Debt & Liquidity for L2 Scalability UX

Authors : Eva Beylin

This is a discussion of ways to liquidate for collateral like deposits for Exit in several Layer2 solutions such as Plasma.

RFC : Low Latency Transaction Confirmations Proposal

Authors : Bing Yang

This article presents a way to reduce transaction-to-transaction latency. It is making transactions contained in blocks but not committed to the root chain available as input to other transactions.

2) UTXO based : With ZKP

This category is for a Plasma model that adds verification methods with ZK Proof to the simple transfer feature based on the UTXO data structure.

Plasma is Plasma

Authors : josojo

This article is about how to configure a kind of light-client on a Plasma chain by introducing a verification method using zk-snark in the model of Plasma MVP, More Viable Plasma.

3) UTXO based : Plasma Cash

This category is for a Plasma model which implements the Simple Transfer feature based on UTXO data structures. It is based on the research of Plasma Cash.

(Plasma Cash is based on the Plasma MVP, but is classified separately because many researches were conducted based on Plasma Cash.)

Plasma Cash

Authors : Vitalik Buterin

Plasma Cash is a newly proposed model to improve the problems of Plasma MVP. Each coin was given a unique ID and denomination in this model.

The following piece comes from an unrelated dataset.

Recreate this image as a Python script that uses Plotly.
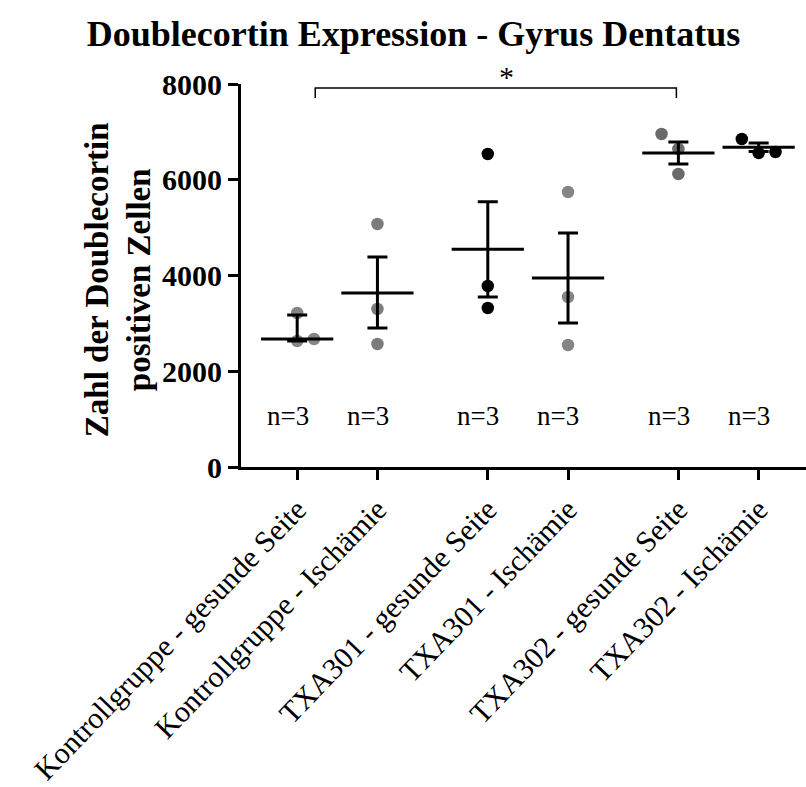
import plotly.graph_objects as go

# ---------------- data ----------------
categories = [
    "Kontrollgruppe - gesunde Seite",
    "Kontrollgruppe - Ischämie",
    "TXA301 - gesunde Seite",
    "TXA301 - Ischämie",
    "TXA302 - gesunde Seite",
    "TXA302 - Ischämie",
]
positions = [0, 1, 2.375, 3.375, 4.75, 5.75]

# individual animals (value, horizontal jitter in category units)
points_g1 = [3217, 2632, 2674]
jitter_g1 = [0, 0, 0.21]
points_g2 = [5076, 3300, 2570]
jitter_g2 = [0, 0, 0]
points_g3 = [6538, 3781, 3321]
jitter_g3 = [0, 0, 0]
points_g4 = [5745, 3551, 2549]
jitter_g4 = [0, 0, 0]
points_g5 = [6956, 6643, 6121]
jitter_g5 = [-0.21, 0, 0]
points_g6 = [6852, 6559, 6580]
jitter_g6 = [-0.21, 0, 0.21]

group_points = [points_g1, points_g2, points_g3, points_g4, points_g5, points_g6]
group_jitter = [jitter_g1, jitter_g2, jitter_g3, jitter_g4, jitter_g5, jitter_g6]
point_colors = ["#858585", "#7c7c7c", "#000000", "#858585", "#6a6a6a", "#000000"]

means = [2674, 3635, 4550, 3948, 6559, 6680]
sem_up = [501, 752, 990, 940, 230, 90]
sem_down = [42, 731, 1000, 940, 229, 90]

n_labels = ["n=3", "n=3", "n=3", "n=3", "n=3", "n=3"]
y_ticks = [0, 2000, 4000, 6000, 8000]

sig_left, sig_right = 0.225, 4.725
sig_top, sig_bottom = 7918, 7709
sig_label = "*"

SERIF = "Liberation Serif, Times New Roman, Times, serif"

fig = go.Figure()

# scatter points
for pts, jit, col, pos in zip(group_points, group_jitter, point_colors, positions):
    fig.add_trace(go.Scatter(
        x=[pos + j for j in jit], y=pts, mode="markers",
        marker=dict(size=12.5, color=col, line=dict(width=0)),
        showlegend=False, hoverinfo="y", cliponaxis=False,
    ))

# mean lines
half = 0.45
mx, my = [], []
for pos, m in zip(positions, means):
    mx += [pos - half, pos + half, None]
    my += [m, m, None]
fig.add_trace(go.Scatter(x=mx, y=my, mode="lines",
                         line=dict(color="black", width=3),
                         showlegend=False, hoverinfo="skip"))

# SEM error bars
fig.add_trace(go.Scatter(
    x=positions, y=means, mode="markers",
    marker=dict(size=1, color="rgba(0,0,0,0)"),
    error_y=dict(type="data", symmetric=False, array=sem_up, arrayminus=sem_down,
                 color="black", thickness=3, width=10),
    showlegend=False, hoverinfo="skip",
))

# significance bracket
fig.add_trace(go.Scatter(
    x=[sig_left, sig_left, sig_right, sig_right],
    y=[sig_bottom, sig_top, sig_top, sig_bottom],
    mode="lines", line=dict(color="black", width=1.5),
    showlegend=False, hoverinfo="skip", cliponaxis=False,
))
fig.add_annotation(x=(sig_left + sig_right) / 2 + 0.13, y=sig_top, yshift=11,
                   text=sig_label, showarrow=False, yanchor="middle",
                   font=dict(family=SERIF, size=30, color="black"))

# n labels
for pos, lab in zip(positions, n_labels):
    fig.add_annotation(x=pos - 0.12, y=1060, text=lab, showarrow=False,
                       xanchor="center", yanchor="middle",
                       font=dict(family=SERIF, size=27, color="black"))

# y axis title
fig.add_annotation(xref="paper", yref="paper", x=-0.218, y=0.49,
                   text="<b>Zahl der Doublecortin<br>positiven Zellen</b>",
                   textangle=-90, showarrow=False, xanchor="center", yanchor="middle",
                   font=dict(family=SERIF, size=33, color="black"))

fig.update_layout(
    width=806, height=787,
    margin=dict(l=241, r=0, t=84, b=320, autoexpand=False),
    paper_bgcolor="white", plot_bgcolor="white",
    title=dict(text="<b>Doublecortin Expression - Gyrus Dentatus</b>",
               x=0.513, xanchor="center", xref="container",
               y=1 - 33 / 787, yanchor="middle", yref="container",
               font=dict(family=SERIF, size=36, color="black")),
    xaxis=dict(range=[-0.7, 6.34], tickvals=positions, ticktext=categories,
               tickangle=-46, ticks="outside", ticklen=10, tickwidth=3,
               tickcolor="black", showline=True, linewidth=3, linecolor="black",
               showgrid=False, zeroline=False, automargin=False,
               tickfont=dict(family=SERIF, size=30, color="black")),
    yaxis=dict(range=[0, 8000], tickvals=y_ticks, ticks="outside", ticklen=10,
               tickwidth=3, tickcolor="black", showline=True, linewidth=3,
               linecolor="black", showgrid=False, zeroline=False, automargin=False,
               tickfont=dict(family=SERIF, size=30, color="black", weight="bold")),
)

fig.write_html("out.html")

It used the Sparse Merkle Tree(SMT) to place the index of each leaf node as a coin ID. And the value contains relevant transaction information when the coin is used. If the coin is not used in that block, the value is null because there is no transaction information for that coin as well. This means that the proof of inclusion and non-inclusion in SMT allows clear verification of the use history of coins.

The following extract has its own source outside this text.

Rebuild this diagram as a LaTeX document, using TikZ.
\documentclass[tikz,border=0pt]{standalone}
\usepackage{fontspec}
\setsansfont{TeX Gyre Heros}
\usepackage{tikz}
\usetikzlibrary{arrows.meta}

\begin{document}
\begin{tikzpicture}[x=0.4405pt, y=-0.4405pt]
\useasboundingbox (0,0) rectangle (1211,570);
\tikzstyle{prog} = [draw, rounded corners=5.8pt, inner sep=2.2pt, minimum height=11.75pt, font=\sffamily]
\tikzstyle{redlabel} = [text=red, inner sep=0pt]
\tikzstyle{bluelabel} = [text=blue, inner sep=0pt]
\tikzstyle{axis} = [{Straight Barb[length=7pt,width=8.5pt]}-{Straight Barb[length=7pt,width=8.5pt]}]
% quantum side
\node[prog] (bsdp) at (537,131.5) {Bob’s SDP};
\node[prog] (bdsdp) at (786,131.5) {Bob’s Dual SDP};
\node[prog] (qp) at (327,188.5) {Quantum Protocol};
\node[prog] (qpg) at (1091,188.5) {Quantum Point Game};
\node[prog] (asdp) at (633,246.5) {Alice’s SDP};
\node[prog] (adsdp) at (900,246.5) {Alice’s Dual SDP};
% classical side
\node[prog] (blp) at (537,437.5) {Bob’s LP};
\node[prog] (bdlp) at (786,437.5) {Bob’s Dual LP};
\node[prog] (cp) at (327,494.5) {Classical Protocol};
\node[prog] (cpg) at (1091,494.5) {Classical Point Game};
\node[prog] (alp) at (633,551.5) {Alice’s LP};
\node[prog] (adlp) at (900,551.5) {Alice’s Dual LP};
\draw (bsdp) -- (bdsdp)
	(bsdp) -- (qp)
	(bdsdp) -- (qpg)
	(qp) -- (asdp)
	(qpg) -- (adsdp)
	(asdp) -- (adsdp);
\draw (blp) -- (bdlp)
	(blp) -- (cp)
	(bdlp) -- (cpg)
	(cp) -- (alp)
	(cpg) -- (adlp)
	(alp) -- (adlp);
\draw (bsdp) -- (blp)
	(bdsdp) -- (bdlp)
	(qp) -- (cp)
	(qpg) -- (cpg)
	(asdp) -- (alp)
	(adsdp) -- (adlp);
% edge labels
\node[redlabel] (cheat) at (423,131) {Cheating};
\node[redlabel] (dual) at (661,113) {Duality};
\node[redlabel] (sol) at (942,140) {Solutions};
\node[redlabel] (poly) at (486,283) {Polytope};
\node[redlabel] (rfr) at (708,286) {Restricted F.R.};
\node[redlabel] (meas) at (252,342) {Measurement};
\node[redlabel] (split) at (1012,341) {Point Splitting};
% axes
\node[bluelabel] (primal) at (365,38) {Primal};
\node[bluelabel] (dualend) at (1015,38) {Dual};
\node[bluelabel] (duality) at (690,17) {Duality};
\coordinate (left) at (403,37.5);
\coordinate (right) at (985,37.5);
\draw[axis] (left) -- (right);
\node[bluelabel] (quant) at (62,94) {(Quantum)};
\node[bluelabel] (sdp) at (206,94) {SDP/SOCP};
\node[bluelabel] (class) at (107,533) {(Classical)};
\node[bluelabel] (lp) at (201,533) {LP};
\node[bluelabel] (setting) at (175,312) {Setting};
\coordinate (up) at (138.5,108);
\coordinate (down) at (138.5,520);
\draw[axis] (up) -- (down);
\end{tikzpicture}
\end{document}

However, it was pointed out that it is hard to pay partially due to non-fungibility, and the verification of history for each coin could be a very heavy work.

PoS Plasma Cash with Sharded Validation

Authors : Karl Floersch

To improve the shortcomings of the single operator model in Plasma Cash Simple Spec, it suggested PoS consensus to resolve the Transaction Censorship and the issue that all users should exit when the data is withheld.

Plasma XT: Plasma Cash with much less per-user data checking

Authors : Kelvin Fichter

As the title suggests, the burden of verification of the coin history in Plasma Cash was alleviated through secure checkpointing with Cryptoeconomic signature aggregation in Plasma XT.

Plasma Cash with Sparse Merkle Trees, Bloom filters, and Probabilistic Transfers

Authors : Sourabh Niyogi

In this model, Bloom filters were introduced for efficient non-spent verification, and probabilistic transfers were introduced for partial payment.

Loom Network: Plasma Cash for ERC721 Tokens

Authors : Georgios Konstantopoulos

Plasma Cash Implementation specialized for use of ERC721.

Plasma Debit: Arbitrary-denomination payments in Plasma Cash

Authors : Dan Robinson

Plasma Debit is a model that improves the problem of non-fungibility, which was pointed out as a disadvantage of Plasma Cash. To do so, it made each coin to be used as a form of payment channel between users and operators or other users.

Plasma Cash Minimal Atomic Swap

Authors : Vitalik Buterin

Atomic Swap protocol for Plasma Cash. In this protocol, most of the actions required for the Atomic swap are executed on the plasma chain. Only the sharing keys is executed on the main chain so that the Atomic swap could be carried out efficiently.

Plasma Cash Defragmentation

Authors : Vitalik Buterin

Plasma Cash Defragmentation is about the Defragmentation method to improve the indivisibility of the coin in Plasma Cash. The key idea is to allow the users to put those coins scattered on single Merkle branch through kind of Atomic swap when they send coins.

Plasma Cash defragmentation, take 2

Authors : Vitalik Buterin

This research suggested how the operator can execute defragmentation by sending a permutation transaction. This special transaction consists of swaps of each coin to defragment them.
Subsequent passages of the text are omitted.